Per questi motivi Ancd ha voluto avviare una prima analisi sugli effetti derivanti dall’attuazione della riforma del titolo V della Costituzione che ha attribuito alle Regioni alcune competenze in determinati settori economici, e tra questi il commercio.

Nel Rapporto Ancd presenta alcune proposte al legislatore competente che tendono a recuperare lo spirito della riforma Bersani troppo frettolosamente accantonata. In sintesi suggerisce di:

  1. Contrastare programmazioni che direttamente o indirettamente selezionino l’offerta. È necessario che le autorità locali, nel rispetto delle sole norme in materia di tutela della sicurezza, dell’ambiente, e più complessivamente dei motivi imperativi di interesse generale, attuino politiche di sviluppo e di attrazione degli investimenti. La lunga stagione recessiva che il Paese sta vivendo e che presumibilmente ci accompagnerà ancora per diverso tempo, non consente al legislatore competente di rallentare o limitare la ripresa economica.
  2. Eliminare barriere e vincoli nei nuovi mercati di interesse per la distribuzione commerciale. L’ingresso della distribuzione commerciale nei nuovi mercati è stato contrassegnato da enormi difficoltà derivanti dalla presenza di barriere e vincoli all’insediamento. I casi più emblematici sono quelli relativi al settore distributivo carburanti, al settore della distribuzione dei farmaci e alla vendita della stampa quotidiana e periodica.

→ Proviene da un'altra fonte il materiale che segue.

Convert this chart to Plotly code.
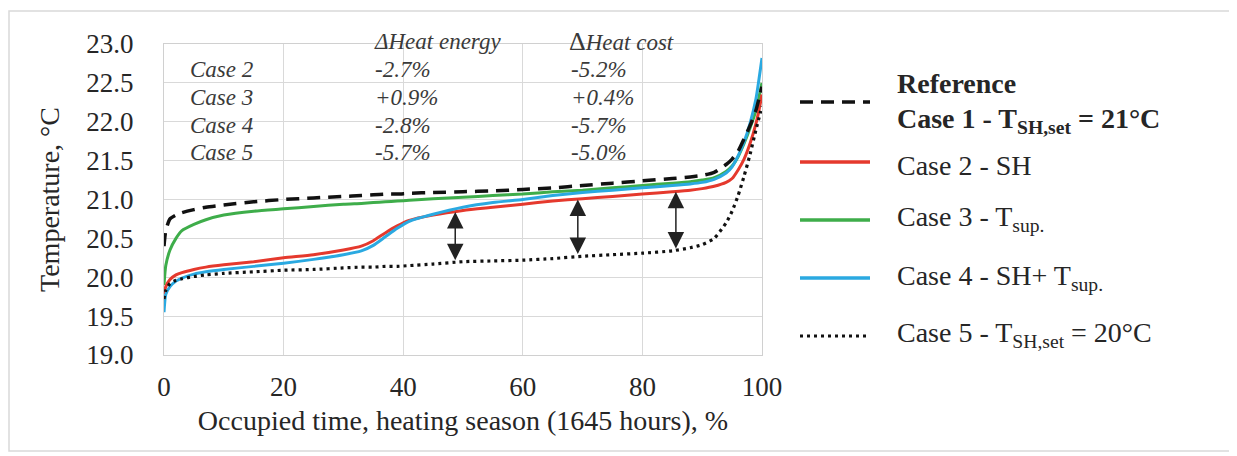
import plotly.graph_objects as go

# ---------------- data ----------------
occ_time = [0, 0.3, 1, 2, 3, 5, 7, 10, 15, 20, 25, 30, 33, 35, 37, 39, 41, 45, 50, 55,
            60, 65, 70, 75, 80, 85, 88, 90, 92, 94, 95, 96, 97, 98, 99, 99.5, 100]

case1_ref = [20.40, 20.60, 20.75, 20.80, 20.83, 20.87, 20.90, 20.93, 20.97, 21.00, 21.02, 21.04,
             21.05, 21.06, 21.07, 21.07, 21.08, 21.09, 21.10, 21.11, 21.13, 21.15, 21.18, 21.21,
             21.24, 21.27, 21.29, 21.31, 21.35, 21.45, 21.52, 21.62, 21.78, 21.95, 22.15, 22.30, 22.45]

case2_sh = [19.78, 19.88, 19.97, 20.03, 20.06, 20.10, 20.13, 20.16, 20.20, 20.25, 20.29, 20.35,
            20.40, 20.47, 20.57, 20.66, 20.73, 20.80, 20.86, 20.90, 20.94, 20.98, 21.01, 21.04,
            21.07, 21.10, 21.12, 21.14, 21.17, 21.22, 21.27, 21.38, 21.52, 21.72, 21.98, 22.15, 22.35]

case3_tsup = [19.90, 20.15, 20.35, 20.50, 20.60, 20.68, 20.74, 20.80, 20.85, 20.88, 20.91, 20.94,
              20.95, 20.96, 20.97, 20.98, 20.99, 21.01, 21.03, 21.05, 21.07, 21.10, 21.12, 21.15,
              21.18, 21.21, 21.23, 21.25, 21.28, 21.36, 21.43, 21.55, 21.72, 21.92, 22.15, 22.32, 22.50]

case4_sh_tsup = [19.55, 19.78, 19.88, 19.95, 19.99, 20.04, 20.07, 20.10, 20.14, 20.18, 20.23, 20.29,
                 20.34, 20.41, 20.52, 20.63, 20.72, 20.81, 20.90, 20.96, 21.00, 21.05, 21.09, 21.12,
                 21.15, 21.18, 21.20, 21.22, 21.26, 21.34, 21.42, 21.56, 21.74, 21.98, 22.30, 22.55, 22.82]

case5_20 = [19.72, 19.83, 19.92, 19.96, 19.98, 20.01, 20.03, 20.05, 20.07, 20.09, 20.10, 20.12,
            20.13, 20.13, 20.14, 20.14, 20.15, 20.17, 20.20, 20.21, 20.22, 20.24, 20.27, 20.29,
            20.31, 20.34, 20.38, 20.42, 20.50, 20.70, 20.85, 21.05, 21.30, 21.58, 21.90, 22.05, 22.20]

# difference arrows (x position, top temperature, bottom temperature)
arrow_x = [48.7, 69.2, 85.6]
arrow_top = [20.84, 21.00, 21.10]
arrow_bottom = [20.20, 20.28, 20.35]

# inset table
table_cases = ["Case 2", "Case 3", "Case 4", "Case 5"]
d_heat_energy = ["-2.7%", "+0.9%", "-2.8%", "-5.7%"]
d_heat_cost = ["-5.2%", "+0.4%", "-5.7%", "-5.0%"]
table_rows_y = [22.67, 22.31, 21.95, 21.60]

x_ticks = [0, 20, 40, 60, 80, 100]
y_ticks = [19.0, 19.5, 20.0, 20.5, 21.0, 21.5, 22.0, 22.5, 23.0]

# ---------------- styling / layout ----------------
OFF = 8                      # page body margin of the html output
W, H = 1237 - OFF, 456 - OFF
L, R, T, B = 164, 762, 44, 355   # plot area in reference-page pixels
FONT = "Liberation Serif"
TXT = "#262626"
RED, GREEN, BLUE = "#e5392d", "#3ead4a", "#2aa9e1"

def px(xp):
    return (xp - L) / (R - L)

def py(yp):
    return (B - yp) / (B - T)

fig = go.Figure()

series = [
    (case1_ref, "Reference Case 1", dict(color="#111111", width=3.5, dash="13px,8px")),
    (case2_sh, "Case 2 - SH", dict(color=RED, width=3)),
    (case3_tsup, "Case 3 - Tsup.", dict(color=GREEN, width=3)),
    (case4_sh_tsup, "Case 4 - SH+ Tsup.", dict(color=BLUE, width=3)),
    (case5_20, "Case 5", dict(color="#111111", width=3.2, dash="3px,4px")),
]
for idx in [2, 1, 3, 0, 4]:
    vals, name, line = series[idx]
    fig.add_trace(go.Scatter(x=occ_time, y=vals, mode="lines", name=name,
                             line=dict(shape="spline", smoothing=0.6, **line),
                             showlegend=False, hoverinfo="skip"))

# arrows
for xa, yt, yb in zip(arrow_x, arrow_top, arrow_bottom):
    fig.add_annotation(x=xa, y=yt, ax=xa, ay=yb, xref="x", yref="y", axref="x", ayref="y",
                       text="", showarrow=True, arrowhead=2, startarrowhead=2,
                       arrowside="end+start", arrowsize=2.2, startarrowsize=2.2,
                       arrowwidth=1.5, arrowcolor="#222222")

# inset table text
tfont = dict(family=FONT, size=23, color="#3a3a3a", style="italic")
fig.add_annotation(x=px(372), y=py(41), xref="paper", yref="paper", text="ΔHeat energy",
                   showarrow=False, xanchor="left", yanchor="middle", font=tfont)
fig.add_annotation(x=px(567), y=py(41), xref="paper", yref="paper",
                   text="<span style='font-style:normal;font-size:26px'>Δ</span>Heat cost",
                   showarrow=False, xanchor="left", yanchor="middle", font=tfont)
for c, e, k, yv in zip(table_cases, d_heat_energy, d_heat_cost, table_rows_y):
    fig.add_annotation(x=px(188), y=yv, xref="paper", yref="y", text=c, showarrow=False,
                       xanchor="left", yanchor="middle", font=tfont)
    fig.add_annotation(x=px(373), y=yv, xref="paper", yref="y", text=e, showarrow=False,
                       xanchor="left", yanchor="middle", font=tfont)
    fig.add_annotation(x=px(569), y=yv, xref="paper", yref="y", text=k, showarrow=False,
                       xanchor="left", yanchor="middle", font=tfont)

# legend (drawn manually)
lfont = dict(family=FONT, size=28, color=TXT)
leg_x0, leg_x1, leg_tx = px(800), px(870), px(895)
legend_items = [
    (102, None, dict(color="#111111", width=3.5, dash="13px,8px"), None),
    (162, 165, dict(color=RED, width=3.5), "Case 2 - SH"),
    (220, 218, dict(color=GREEN, width=3.5), "Case 3 - T<sub>sup.</sub>"),
    (278, 277, dict(color=BLUE, width=3.5), "Case 4 - SH+ T<sub>sup.</sub>"),
    (336, 334, dict(color="#111111", width=3, dash="3px,4px"), "Case 5 - T<sub>SH,set</sub> = 20°C"),
]
for yp, yt, ln, label in legend_items:
    fig.add_shape(type="line", xref="paper", yref="paper", x0=leg_x0, x1=leg_x1,
                  y0=py(yp), y1=py(yp), line=ln)
    if label:
        fig.add_annotation(x=leg_tx, y=py(yt), xref="paper", yref="paper", text=label,
                           showarrow=False, xanchor="left", yanchor="middle", font=lfont)
fig.add_annotation(x=leg_tx, y=py(83), xref="paper", yref="paper", text="<b>Reference</b>",
                   showarrow=False, xanchor="left", yanchor="middle", font=lfont)
fig.add_annotation(x=leg_tx, y=py(121), xref="paper", yref="paper",
                   text="<b>Case 1 - T<sub>SH,set</sub> = 21°C</b>",
                   showarrow=False, xanchor="left", yanchor="middle", font=lfont)

# outer frame
fig.add_shape(type="rect", xref="paper", yref="paper", x0=px(9), x1=px(1232), y0=py(451), y1=py(11),
              line=dict(color="#d9d9d9", width=1.5), layer="below")

fig.update_layout(
    width=W, height=H,
    margin=dict(l=L - OFF, r=W - (R - OFF), t=T - OFF, b=H - (B - OFF)),
    paper_bgcolor="white", plot_bgcolor="white",
    font=dict(family=FONT, color=TXT),
    showlegend=False,
    xaxis=dict(range=[0, 100], tickvals=x_ticks, ticktext=[str(v) for v in x_ticks],
               showgrid=True, gridcolor="#d9d9d9", gridwidth=1.2, zeroline=False,
               showline=True, linecolor="#d0d0d0", linewidth=1.2, mirror=True,
               ticks="", ticklabelstandoff=7, tickfont=dict(family=FONT, size=27, color=TXT),
               title=dict(text="Occupied time, heating season (1645 hours), %",
                          font=dict(family=FONT, size=28, color=TXT), standoff=9)),
    yaxis=dict(range=[19, 23], tickvals=y_ticks, ticktext=[f"{v:.1f}" for v in y_ticks],
               showgrid=True, gridcolor="#d9d9d9", gridwidth=1.2, zeroline=False,
               showline=True, linecolor="#d0d0d0", linewidth=1.2, mirror=True,
               ticks="", ticklabelstandoff=24, tickfont=dict(family=FONT, size=27, color=TXT),
               title=dict(text="Temperature, °C", font=dict(family=FONT, size=28, color=TXT),
                          standoff=18)),
)

fig.write_html("out.html")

  3. Perseguire l’obiettivo di una normativa settoriale sostanzialmente uniforme nelle diverse aree del Paese. La continua evoluzione del mercato interno dell’Unione europea e il sempre più penetrante sviluppo dei mercati internazionali richiedono un insieme di regole uniformi e chiare per attrarre investimenti in Italia e mettere in condizione gli operatori presenti di poter programmare il loro sviluppo nell’ambito di un quadro certo di regole.
  4. Rivedere ruolo e funzioni dei comuni e delle provincie. Se il ruolo del legislatore regionale risulta essenziale nella definizione di un quadro normativo idoneo al raggiungimento di un mercato moderno e concorrenziale, altrettanto importante risulta la funzione di comuni e province. In particolare va segnalato come assai di frequente l’attività di questi enti, che hanno rilevanti attribuzioni nella definizione dei piani urbanistici, costituisca ulteriore elemento di freno allo sviluppo e di complicazioni burocratiche per le imprese.

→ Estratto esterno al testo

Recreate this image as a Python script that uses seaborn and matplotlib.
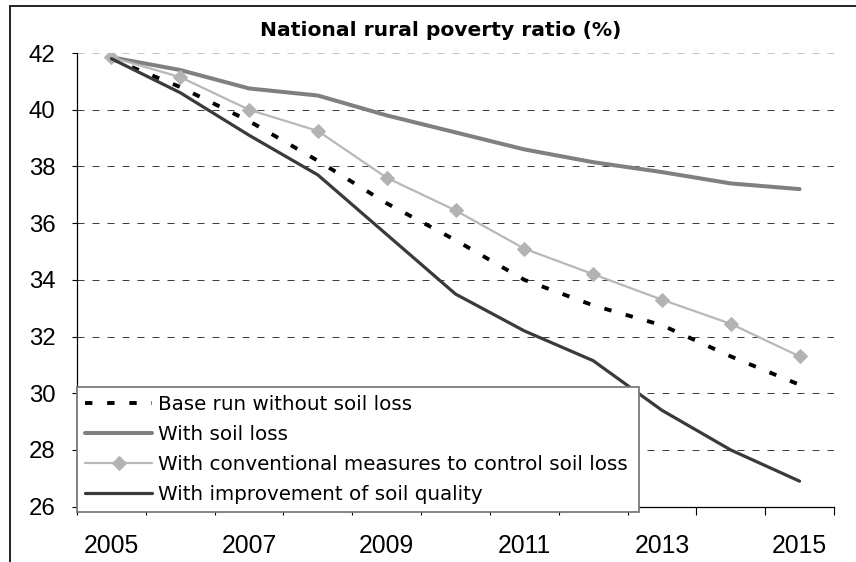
import matplotlib
matplotlib.use("Agg")
import matplotlib.pyplot as plt
import seaborn as sns
import pandas as pd
import numpy as np
from matplotlib.lines import Line2D

# ---------------- data ----------------
years = list(range(2005, 2016))
base_run = [41.8, 40.8, 39.6, 38.2, 36.7, 35.4, 34.0, 33.1, 32.4, 31.3, 30.3]
soil_loss = [41.85, 41.4, 40.75, 40.5, 39.8, 39.2, 38.6, 38.15, 37.8, 37.4, 37.2]
conventional = [41.85, 41.15, 40.0, 39.25, 37.6, 36.45, 35.1, 34.2, 33.3, 32.45, 31.3]
improvement = [41.8, 40.6, 39.1, 37.7, 35.6, 33.5, 32.2, 31.15, 29.4, 28.0, 26.9]

series_names = [
    "Base run without soil loss",
    "With soil loss",
    "With conventional measures to control soil loss",
    "With improvement of soil quality",
]
title = "National rural poverty ratio (%)"
y_ticks = [26, 28, 30, 32, 34, 36, 38, 40, 42]
x_label_years = [2005, 2007, 2009, 2011, 2013, 2015]

df = pd.DataFrame({
    "year": years * 4,
    "value": base_run + soil_loss + conventional + improvement,
    "series": sum([[n] * len(years) for n in series_names], []),
})

# ---------------- style ----------------
sns.set_theme(style="white")
plt.rcParams['font.family'] = ['Liberation Sans', 'DejaVu Sans']
wide_font = ['DejaVu Sans']

W, H = 856, 562
fig = plt.figure(figsize=(W / 100, H / 100), dpi=100)
ax_left, ax_right, ax_top, ax_bottom = 77, 834, 53, 506.7
ax = fig.add_axes([ax_left / W, 1 - ax_bottom / H,
                   (ax_right - ax_left) / W, (ax_bottom - ax_top) / H])

styles = {
    series_names[0]: dict(color="black", linewidth=2.8, linestyle=(0, (1.9, 3.8))),
    series_names[1]: dict(color="#808080", linewidth=2.9),
    series_names[2]: dict(color="#b8b8b8", linewidth=1.6, marker="D",
                          markersize=7.6, markerfacecolor="#b3b3b3",
                          markeredgecolor="#b3b3b3"),
    series_names[3]: dict(color="#3a3a3a", linewidth=2.3),
}

for name in series_names:
    sub = df[df["series"] == name]
    sns.lineplot(data=sub, x="year", y="value", ax=ax, label=name,
                 legend=False, zorder=3, **styles[name])

# ---------------- axes ----------------
ax.set_xlim(2004.5, 2015.5)
ax.set_ylim(26, 42)
ax.set_xlabel("")
ax.set_ylabel("")

ax.set_yticks(y_ticks)
ax.set_yticklabels([str(v) for v in y_ticks])
ax.set_xticks(np.arange(2004.5, 2016.0, 1.0))
ax.set_xticklabels([])
ax.set_xticks(x_label_years, minor=True)
ax.set_xticklabels([str(y) for y in x_label_years], minor=True)

ax.tick_params(axis="y", which="major", direction="out", length=3.6, width=0.8,
               color="black", pad=12, labelsize=17.3, labelcolor="black", left=True)
ax.tick_params(axis="x", which="major", direction="out", length=6, width=0.8,
               color="black", bottom=True)
ax.tick_params(axis="x", which="minor", length=0, pad=20, labelsize=17.8,
               labelcolor="black", bottom=True)

for s in ["top", "right"]:
    ax.spines[s].set_visible(False)
for s in ["left", "bottom"]:
    ax.spines[s].set_color("black")
    ax.spines[s].set_linewidth(0.9)

ax.yaxis.grid(True, linestyle=(0, (7, 8)), linewidth=0.72, color="#404040")
ax.xaxis.grid(False)
ax.set_axisbelow(True)
glines = ax.get_ygridlines()
glines[0].set_visible(False)
glines[-1].set_color("#c4c4c4")

# ---------------- legend ----------------
handles, labels = ax.get_legend_handles_labels()
leg_top = (ax_bottom - 387.3) / (ax_bottom - ax_top)
leg_w = (639 - ax_left) / (ax_right - ax_left)
leg = ax.legend(handles, labels, loc="upper left", mode="expand",
                bbox_to_anchor=(0, leg_top - 0.3, leg_w, 0.3),
                borderaxespad=0, frameon=True, fancybox=False, framealpha=1,
                edgecolor="#7a7a7a", prop={'family': wide_font, 'size': 14.3},
                handlelength=3.4, handletextpad=0.3, borderpad=0.4,
                labelspacing=0.555, numpoints=1)
leg.get_frame().set_linewidth(1.3)
leg.set_zorder(5)
for t in leg.get_texts():
    t.set_color("black")

# ---------------- title & border ----------------
fig.text(441 / W, 1 - 35.7 / H, title, ha="center", va="baseline",
         fontsize=14.6, fontweight="bold", color="black", family=wide_font)

fig.add_artist(Line2D([10 / W, 10 / W], [0, 1 - 6 / H], transform=fig.transFigure,
                      color="#222222", linewidth=1.4))
fig.add_artist(Line2D([10 / W, 1], [1 - 6 / H, 1 - 6 / H], transform=fig.transFigure,
                      color="#222222", linewidth=1.4))

fig.savefig("out.png", dpi=100, facecolor="white")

  5. Ripristinare le soglie dimensionali dei punti vendita definite dalla riforma Bersani del 1998. Vanno eliminate tutte le diverse articolazioni dimensionali fissate dai legislatori regionali rispetto a quelle stabilite dalla Bersani (114/1998). Occorre evidenziare coem tutte le organizzazioni del commercio, da quelle più tradizionalia quelle che rappresentano le imprese della distribuzione moderna, riconoscono la validità, ancora oggi delle norme fissate dalla riforma del commercio. Si ripristinino, quindi, i valori a suo tempo indicati dal D.Lgs 114/1998: fino a 150 e 250 mq per gli esercizi di vicinato (nei comuni rispettivamente con popolazione inferiore e superiore a 10mila abitanti), 1.500 e 2.500 mq per le medie strutture, soglie dimensionali superiori per le grandi strutture di vendita.

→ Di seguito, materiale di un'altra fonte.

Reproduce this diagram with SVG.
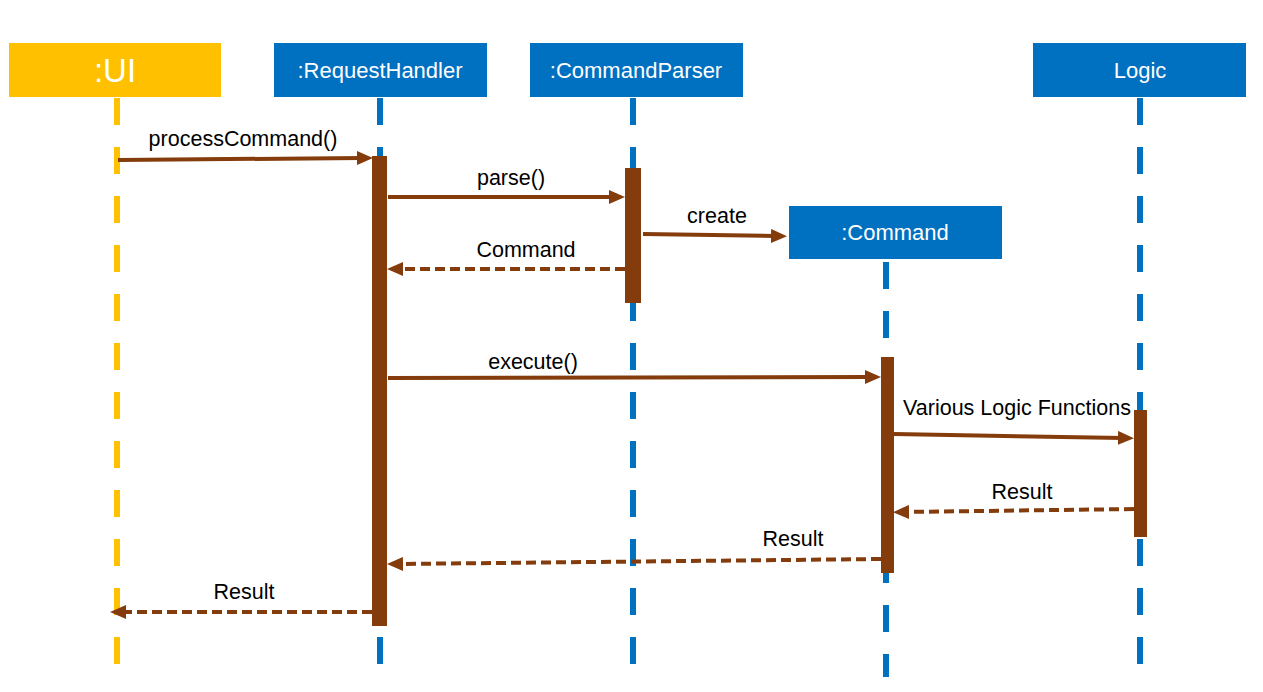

  6. Procedere con celerità alla semplificazione delle procedure autorizzative. Non di rado i progetti per l’insediamento di medie-grandi strutture si realizzano dopo un eccessivo numero di anni a causa delle lente procedure autorizzative. Questo comporta che, assai di frequente, i format realizzati dopo questo arco di tempo, risultano di fatto già obsoleti rispetto alle esigenze di un mercato che cambia in tempi molto più rapidi. Inoltre le esperienze collegate alla Dia e poi alla Scia non hanno portato al raggiungimento di obiettivi significativi. Questo dipende anche dal fatto che tali strumenti, di per sé nemmeno troppo agevoli da applicare, sono stati pensati esclusivamente per gli esercizi di vicinato e non anche per le strutture di medie dimensioni che, a parere di Ancd Conad, non impattano sugli elementi strettamente connessi a motivi imperativi di interesse generale.

Ancd Conad ritiene che il conseguimento di questo obiettivi permetterebbe al Paese di ancorarsi a principi quali l’innovazione e l’efficienza, che costituiscono precondizioni per la modernizzazione del settore.